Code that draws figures
▼
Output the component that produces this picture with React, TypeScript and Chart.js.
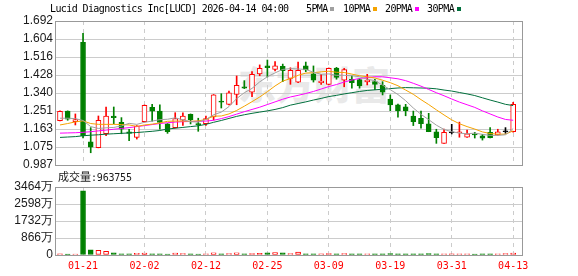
import React, { useEffect, useRef } from 'react';
import { Chart, registerables } from 'chart.js';

Chart.register(...registerables);

// ---------- data ----------
const dates = [
  '01-15', '01-16', '01-20', '01-21', '01-22', '01-23', '01-26', '01-27', '01-28', '01-29',
  '01-30', '02-02', '02-03', '02-04', '02-05', '02-06', '02-09', '02-10', '02-11', '02-12',
  '02-13', '02-17', '02-18', '02-19', '02-20', '02-23', '02-24', '02-25', '02-26', '02-27',
  '03-02', '03-03', '03-04', '03-05', '03-06', '03-09', '03-10', '03-11', '03-12', '03-13',
  '03-16', '03-17', '03-18', '03-19', '03-20', '03-23', '03-24', '03-25', '03-26', '03-27',
  '03-30', '03-31', '04-01', '04-02', '04-06', '04-07', '04-08', '04-09', '04-10', '04-13',
];

const opens = [
  1.204, 1.251, 1.199, 1.588, 1.100, 1.072, 1.140, 1.227, 1.196, 1.150,
  1.122, 1.199, 1.269, 1.251, 1.188, 1.170, 1.207, 1.235, 1.188, 1.189,
  1.223, 1.300, 1.284, 1.333, 1.370, 1.343, 1.433, 1.472, 1.455, 1.470,
  1.411, 1.392, 1.472, 1.433, 1.390, 1.382, 1.462, 1.402, 1.407, 1.405,
  1.395, 1.395, 1.377, 1.310, 1.282, 1.272, 1.227, 1.216, 1.188, 1.150,
  1.093, 1.145, 1.145, 1.123, 1.137, 1.130, 1.147, 1.134, 1.150, 1.150,
];
const highs = [
  1.252, 1.252, 1.237, 1.632, 1.170, 1.227, 1.271, 1.271, 1.219, 1.162,
  1.180, 1.281, 1.284, 1.282, 1.190, 1.243, 1.243, 1.237, 1.216, 1.227,
  1.332, 1.336, 1.349, 1.423, 1.400, 1.444, 1.477, 1.501, 1.493, 1.481,
  1.463, 1.491, 1.491, 1.472, 1.431, 1.462, 1.465, 1.460, 1.423, 1.410,
  1.431, 1.407, 1.395, 1.330, 1.285, 1.284, 1.251, 1.251, 1.240, 1.162,
  1.163, 1.186, 1.197, 1.158, 1.147, 1.137, 1.170, 1.162, 1.170, 1.294,
];
const lows = [
  1.203, 1.206, 1.183, 1.120, 1.047, 1.071, 1.130, 1.189, 1.140, 1.106,
  1.114, 1.197, 1.202, 1.162, 1.142, 1.168, 1.181, 1.188, 1.152, 1.181,
  1.207, 1.266, 1.281, 1.282, 1.361, 1.321, 1.424, 1.418, 1.447, 1.395,
  1.382, 1.390, 1.444, 1.393, 1.382, 1.380, 1.407, 1.370, 1.363, 1.363,
  1.379, 1.356, 1.330, 1.253, 1.221, 1.228, 1.180, 1.167, 1.150, 1.093,
  1.093, 1.139, 1.123, 1.122, 1.119, 1.109, 1.119, 1.133, 1.142, 1.148,
];
const closes = [
  1.250, 1.211, 1.209, 1.130, 1.074, 1.206, 1.227, 1.219, 1.162, 1.142,
  1.178, 1.279, 1.251, 1.196, 1.150, 1.214, 1.227, 1.209, 1.185, 1.214,
  1.330, 1.294, 1.340, 1.377, 1.363, 1.431, 1.460, 1.463, 1.472, 1.449,
  1.451, 1.451, 1.452, 1.402, 1.398, 1.460, 1.416, 1.454, 1.390, 1.374,
  1.402, 1.382, 1.343, 1.281, 1.253, 1.253, 1.199, 1.189, 1.150, 1.121,
  1.147, 1.145, 1.150, 1.139, 1.134, 1.118, 1.121, 1.150, 1.150, 1.284,
];

const ma5 = [
  1.216, 1.216, 1.214, 1.205, 1.175, 1.166, 1.169, 1.171, 1.178, 1.191,
  1.186, 1.196, 1.202, 1.209, 1.211, 1.218, 1.208, 1.199, 1.197, 1.210,
  1.233, 1.246, 1.273, 1.312, 1.341, 1.362, 1.394, 1.419, 1.438, 1.455,
  1.459, 1.457, 1.455, 1.441, 1.431, 1.433, 1.426, 1.426, 1.424, 1.419,
  1.407, 1.400, 1.378, 1.356, 1.332, 1.302, 1.266, 1.235, 1.209, 1.182,
  1.161, 1.150, 1.143, 1.140, 1.143, 1.137, 1.132, 1.132, 1.135, 1.165,
];
const ma10 = [
  1.183, 1.190, 1.198, 1.203, 1.190, 1.186, 1.186, 1.186, 1.185, 1.183,
  1.176, 1.183, 1.187, 1.193, 1.201, 1.202, 1.202, 1.201, 1.203, 1.210,
  1.226, 1.227, 1.237, 1.254, 1.275, 1.297, 1.320, 1.346, 1.374, 1.398,
  1.410, 1.426, 1.437, 1.439, 1.443, 1.446, 1.441, 1.440, 1.432, 1.424,
  1.419, 1.413, 1.402, 1.390, 1.375, 1.354, 1.333, 1.307, 1.283, 1.257,
  1.232, 1.208, 1.189, 1.175, 1.163, 1.149, 1.141, 1.138, 1.138, 1.154,
];
const ma20 = [
  1.143, 1.144, 1.145, 1.147, 1.150, 1.154, 1.158, 1.162, 1.166, 1.170,
  1.175, 1.180, 1.185, 1.190, 1.194, 1.197, 1.199, 1.200, 1.201, 1.202,
  1.206, 1.214, 1.224, 1.236, 1.248, 1.259, 1.270, 1.283, 1.296, 1.309,
  1.320, 1.328, 1.337, 1.347, 1.359, 1.371, 1.381, 1.393, 1.403, 1.411,
  1.415, 1.419, 1.419, 1.414, 1.409, 1.400, 1.387, 1.373, 1.357, 1.341,
  1.326, 1.310, 1.295, 1.282, 1.269, 1.252, 1.237, 1.222, 1.210, 1.206,
];
const ma30 = [
  1.122, 1.124, 1.126, 1.130, 1.133, 1.135, 1.138, 1.140, 1.142, 1.144,
  1.146, 1.149, 1.152, 1.156, 1.163, 1.167, 1.171, 1.175, 1.179, 1.186,
  1.196, 1.205, 1.215, 1.225, 1.233, 1.240, 1.246, 1.252, 1.259, 1.268,
  1.280, 1.288, 1.296, 1.305, 1.313, 1.322, 1.328, 1.335, 1.341, 1.347,
  1.352, 1.355, 1.358, 1.361, 1.364, 1.366, 1.365, 1.364, 1.363, 1.360,
  1.354, 1.349, 1.342, 1.335, 1.327, 1.316, 1.305, 1.295, 1.284, 1.278,
];

const volumes = [
  550000, 450000, 500000, 32750000, 2600000, 2350000, 1850000, 1100000, 600000, 550000,
  900000, 1000000, 600000, 550000, 500000, 950000, 700000, 550000, 500000, 650000,
  1100000, 600000, 700000, 1100000, 600000, 750000, 800000, 1100000, 1200000, 1100000,
  700000, 1500000, 600000, 650000, 550000, 750000, 600000, 700000, 550000, 600000,
  650000, 550000, 600000, 750000, 600000, 550000, 650000, 600000, 700000, 650000,
  600000, 550000, 650000, 600000, 500000, 600000, 550000, 650000, 700000, 963755,
];

const dateTicks = ['01-21', '02-02', '02-12', '02-25', '03-09', '03-19', '03-31', '04-13'];
const priceTickLabels = ['0.987', '1.075', '1.163', '1.251', '1.340', '1.428', '1.516', '1.604', '1.692'];
const volumeTickLabels = ['0', '866万', '1732万', '2598万', '3464万'];
const priceMin = 0.987;
const priceMax = 1.692;
const volumeMax = 34640000;

const titleText = 'Lucid Diagnostics Inc[LUCD] 2026-04-14 04:00';
const maNames = ['5PMA', '10PMA', '20PMA', '30PMA'];
const volumeTitle = '成交量';
const lastVolume = 963755;
const watermark = '东方财富';

// ---------- styling ----------
const RED = '#ff0000';
const GREEN = '#008000';
const BLACK = '#000000';
const maColors = ['#a0a0a0', '#f5a300', '#ff00ff', '#006f3c'];
const gridColor = '#cccccc';
const frameColor = '#999999';
const monoFont = '"DejaVu Sans Mono", monospace';
const labelFont = '"Liberation Sans", Arial, sans-serif';
const xMin = -0.65;
const xMax = 60.15;

function candleColor(i: number) {
  if (closes[i] > opens[i]) return RED;
  if (closes[i] < opens[i]) return GREEN;
  return BLACK;
}
function volumeColor(i: number) {
  return closes[i] < opens[i] ? GREEN : RED;
}

const framePlugin = {
  id: 'frame',
  afterDraw(chart: any) {
    const { ctx, chartArea: a } = chart;
    ctx.save();
    ctx.strokeStyle = frameColor;
    ctx.lineWidth = 1;
    const l = Math.round(a.left) + 0.5;
    const t = Math.round(a.top) + 0.5;
    const r = Math.round(a.right) + 0.5;
    const b = Math.round(a.bottom) + 0.5;
    ctx.strokeRect(l, t, r - l, b - t);
    ctx.restore();
  },
};

const tickIndices = dateTicks.map((d) => dates.indexOf(d));

function xScale(showLabels: boolean, height: number) {
  return {
    type: 'linear',
    min: xMin,
    max: xMax,
    offset: false,
    grid: { color: gridColor, drawTicks: false, offset: false, lineWidth: 1 },
    border: { display: false, dash: [4, 4] },
    ticks: {
      display: showLabels,
      autoSkip: false,
      maxRotation: 0,
      minRotation: 0,
      padding: 5,
      color: RED,
      font: { family: monoFont, size: 10 },
      callback: (_v: any, i: number) => dateTicks[i],
    },
    afterBuildTicks: (s: any) => {
      s.ticks = tickIndices.map((v) => ({ value: v }));
    },
    afterFit: (s: any) => {
      s.height = height;
    },
  };
}

function yScale(min: number, max: number, labels: string[]) {
  return {
    type: 'linear',
    min,
    max,
    beginAtZero: false,
    grid: { color: gridColor, drawTicks: false, lineWidth: 1 },
    border: { display: false },
    ticks: {
      padding: 2,
      autoSkip: false,
      color: '#1a1a1a',
      font: { family: labelFont, size: 12 },
      callback: (_v: any, i: number) => labels[i],
    },
    afterBuildTicks: (s: any) => {
      const n = labels.length - 1;
      s.ticks = labels.map((_l, k) => ({ value: min + (k * (max - min)) / n }));
    },
    afterFit: (s: any) => {
      s.width = 55;
    },
  };
}

function buildPriceChart(canvas: HTMLCanvasElement) {
  const idx = dates.map((_d, i) => i);
  const colors = idx.map(candleColor);
  const maSeries = [ma5, ma10, ma20, ma30];
  return new Chart(canvas, {
    type: 'bar',
    data: {
      datasets: [
        ...maSeries.map((s, k) => ({
          type: 'line',
          data: s.map((v, i) => ({ x: i, y: v })),
          borderColor: maColors[k],
          borderWidth: 1,
          pointRadius: 0,
          tension: 0,
          fill: false,
          order: -1,
        })),
        {
          type: 'bar',
          data: idx.map((i) => ({ x: i, y: [opens[i], closes[i]] })),
          backgroundColor: idx.map((i) => (closes[i] > opens[i] ? '#ffffff' : colors[i])),
          borderColor: colors,
          borderWidth: 1,
          borderSkipped: false,
          barThickness: 5,
          grouped: false,
          minBarLength: 1,
          order: 0,
        },
        {
          type: 'bar',
          data: idx.map((i) => ({ x: i, y: [lows[i], highs[i]] })),
          backgroundColor: colors,
          borderWidth: 0,
          barThickness: 1,
          grouped: false,
          order: 1,
        },
      ],
    } as any,
    options: {
      responsive: false,
      animation: false,
      devicePixelRatio: 1,
      events: [],
      layout: { padding: { top: 21, right: 56, bottom: 15, left: 0 } },
      plugins: { legend: { display: false }, tooltip: { enabled: false } },
      scales: {
        x: xScale(false, 0),
        y: yScale(priceMin, priceMax, priceTickLabels),
      },
    } as any,
    plugins: [framePlugin],
  });
}

function buildVolumeChart(canvas: HTMLCanvasElement) {
  const idx = dates.map((_d, i) => i);
  const colors = idx.map(volumeColor);
  return new Chart(canvas, {
    type: 'bar',
    data: {
      datasets: [
        {
          data: idx.map((i) => ({ x: i, y: volumes[i] })),
          backgroundColor: idx.map((i) => (colors[i] === RED ? '#ffffff' : GREEN)),
          borderColor: colors,
          borderWidth: 1,
          borderSkipped: false,
          barThickness: 5,
          grouped: false,
        },
      ],
    } as any,
    options: {
      responsive: false,
      animation: false,
      devicePixelRatio: 1,
      events: [],
      layout: { padding: { top: 19, right: 56, bottom: 0, left: 0 } },
      plugins: { legend: { display: false }, tooltip: { enabled: false } },
      scales: {
        x: xScale(true, 21),
        y: yScale(0, volumeMax, volumeTickLabels),
      },
    } as any,
    plugins: [framePlugin],
  });
}

const legendX = [306, 343, 385, 427];
const legendSquareX = [330, 373, 415, 457];

export default function App() {
  const priceRef = useRef<HTMLCanvasElement>(null);
  const volRef = useRef<HTMLCanvasElement>(null);

  useEffect(() => {
    const p = buildPriceChart(priceRef.current as HTMLCanvasElement);
    const v = buildVolumeChart(volRef.current as HTMLCanvasElement);
    return () => {
      p.destroy();
      v.destroy();
    };
  }, []);

  const textBase: React.CSSProperties = {
    position: 'absolute',
    whiteSpace: 'pre',
    color: '#000',
    fontFamily: monoFont,
    fontSize: 10,
    lineHeight: '12px',
    letterSpacing: '-0.6px',
  };

  return (
    <div style={{ position: 'absolute', left: 0, top: 0, width: 578, height: 276, background: '#fff', overflow: 'hidden' }}>
      <div
        style={{
          position: 'absolute',
          left: 238,
          top: 62,
          fontFamily: '"Noto Sans CJK SC", sans-serif',
          fontWeight: 900,
          fontSize: 38,
          lineHeight: '42px',
          color: '#e9e9e9',
          whiteSpace: 'pre',
        }}
      >
        {watermark}
      </div>
      <canvas ref={priceRef} width={578} height={180} style={{ position: 'absolute', left: 0, top: 0, width: 578, height: 180 }} />
      <canvas ref={volRef} width={578} height={108} style={{ position: 'absolute', left: 0, top: 168, width: 578, height: 108 }} />
      <div style={{ ...textBase, left: 50, top: 3 }}>{titleText}</div>
      {maNames.map((n, k) => (
        <React.Fragment key={n}>
          <div style={{ ...textBase, left: legendX[k], top: 3 }}>{n}</div>
          <div style={{ position: 'absolute', left: legendSquareX[k], top: 7, width: 4, height: 4, background: maColors[k] }} />
        </React.Fragment>
      ))}
      <div style={{ position: 'absolute', left: 58, top: 169, whiteSpace: 'pre', color: '#1a1a1a', lineHeight: '14px' }}>
        <span style={{ fontFamily: '"Noto Sans CJK SC", sans-serif', fontSize: 11 }}>{volumeTitle}</span>
        <span style={{ fontFamily: monoFont, fontSize: 10, letterSpacing: '-0.2px' }}>{':' + lastVolume}</span>
      </div>
    </div>
  );
}
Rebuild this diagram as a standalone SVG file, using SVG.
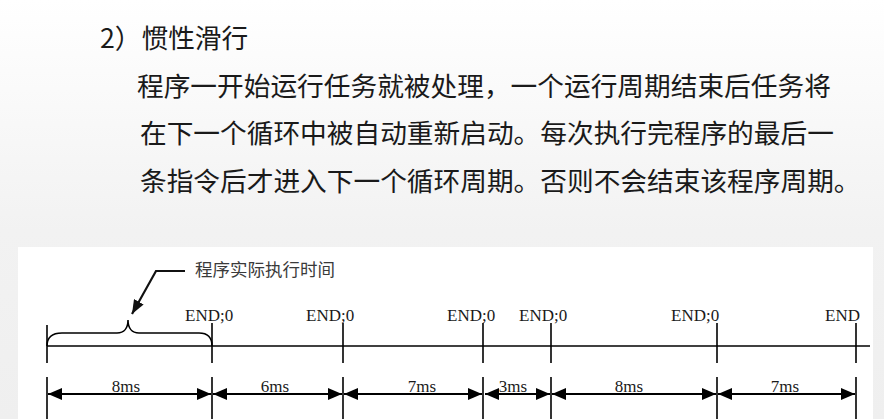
<svg xmlns="http://www.w3.org/2000/svg" width="884" height="419" viewBox="0 0 884 419">
<defs>
<linearGradient id="bg" x1="0" y1="0" x2="0" y2="1">
<stop offset="0" stop-color="#ffffff"/>
<stop offset="0.55" stop-color="#f2f2f2"/>
<stop offset="1" stop-color="#efefef"/>
</linearGradient>
<marker id="ah" viewBox="0 0 14 12" refX="14" refY="6" markerWidth="14" markerHeight="12" markerUnits="userSpaceOnUse" orient="auto-start-reverse">
<path d="M0,0 L14,6 L0,12 z" fill="#000"/>
</marker>
<marker id="ah2" viewBox="0 0 14 11" refX="14" refY="5.5" markerWidth="14" markerHeight="11" markerUnits="userSpaceOnUse" orient="auto">
<path d="M0,0 L14,5.5 L0,11 z" fill="#111"/>
</marker>
</defs>
<style>
.cn{font-family:"Noto Sans CJK SC","Noto Sans",sans-serif;font-size:26.7px;fill:#1a1a1a}
.lbl{font-family:"Liberation Serif","Times New Roman",serif;font-size:17px;fill:#1a1a1a}
.note{font-family:"Noto Sans CJK SC",sans-serif;font-size:17.5px;fill:#3a3a3a}
.tick{stroke:#000;stroke-width:1.6;fill:none}
.dim{stroke:#000;stroke-width:2;fill:none;marker-start:url(#ah);marker-end:url(#ah)}
</style>
<rect x="0" y="0" width="884" height="419" fill="url(#bg)"/>
<g id="text-block">
<text class="cn" x="100" y="48">2）惯性滑行</text>
<text class="cn" x="137" y="96">程序一开始运行任务就被处理，一个运行周期结束后任务将</text>
<text class="cn" x="140" y="143">在下一个循环中被自动重新启动。每次执行完程序的最后一</text>
<text class="cn" x="140" y="191">条指令后才进入下一个循环周期。否则不会结束该程序周期。</text>
</g>
<rect id="panel" x="18" y="247" width="855" height="172" fill="#ffffff"/>
<g id="timeline">
<line class="tick" x1="47" y1="346" x2="870" y2="346"/>
<line class="tick" x1="47" y1="325" x2="47" y2="363"/>
<line class="tick" x1="212" y1="323" x2="212" y2="363"/>
<line class="tick" x1="343" y1="323" x2="343" y2="363"/>
<line class="tick" x1="483" y1="323" x2="483" y2="363"/>
<line class="tick" x1="551" y1="323" x2="551" y2="363"/>
<line class="tick" x1="717" y1="323" x2="717" y2="363"/>
<line class="tick" x1="856" y1="323" x2="856" y2="363"/>
<line class="tick" x1="47" y1="377" x2="47" y2="419"/>
<line class="tick" x1="212" y1="377" x2="212" y2="419"/>
<line class="tick" x1="343" y1="377" x2="343" y2="419"/>
<line class="tick" x1="483" y1="377" x2="483" y2="419"/>
<line class="tick" x1="551" y1="377" x2="551" y2="419"/>
<line class="tick" x1="717" y1="377" x2="717" y2="419"/>
<line class="tick" x1="856" y1="377" x2="856" y2="419"/>
</g>
<g id="end-labels">
<text class="lbl" x="185" y="321">END;0</text>
<text class="lbl" x="306" y="321">END;0</text>
<text class="lbl" x="447" y="321">END;0</text>
<text class="lbl" x="519" y="321">END;0</text>
<text class="lbl" x="671" y="321">END;0</text>
<text class="lbl" x="825" y="321">END</text>
</g>
<g id="brace">
<path class="tick" d="M47,346 C47,337 52,333 62,333 L117,333 C124,333 128,328 128,320 C128,328 132,333 139,333 L199,333 C208,333 212,338 212,346"/>
</g>
<g id="note">
<text class="note" x="195" y="276">程序实际执行时间</text>
</g>
<g id="connectors">
<path d="M185,271 L156,271 L132,314" stroke="#111" stroke-width="2.2" fill="none" marker-end="url(#ah2)"/>
<line class="dim" x1="48" y1="394" x2="211" y2="394"/>
<line class="dim" x1="213" y1="394" x2="342" y2="394"/>
<line class="dim" x1="344" y1="394" x2="482" y2="394"/>
<line class="dim" x1="485" y1="394" x2="550" y2="394"/>
<line class="dim" x1="552" y1="394" x2="716" y2="394"/>
<line class="dim" x1="718" y1="394" x2="855" y2="394"/>
</g>
<g id="dim-labels">
<text class="lbl" x="126" y="392" text-anchor="middle">8ms</text>
<text class="lbl" x="275" y="392" text-anchor="middle">6ms</text>
<text class="lbl" x="422" y="392" text-anchor="middle">7ms</text>
<text class="lbl" x="513" y="392" text-anchor="middle">3ms</text>
<text class="lbl" x="629" y="392" text-anchor="middle">8ms</text>
<text class="lbl" x="785" y="392" text-anchor="middle">7ms</text>
</g>
</svg>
▲
§ **Stated goal**:
Your task is to restate word for word the lines from the top of the data to the line containing "Chart.register(...registerables);", both ends included, with every picture left out.

§ **Answer to the problem**:
Output the component that produces this picture with React, TypeScript and Chart.js.
import React, { useEffect, useRef } from 'react';
import { Chart, registerables } from 'chart.js';

Chart.register(...registerables);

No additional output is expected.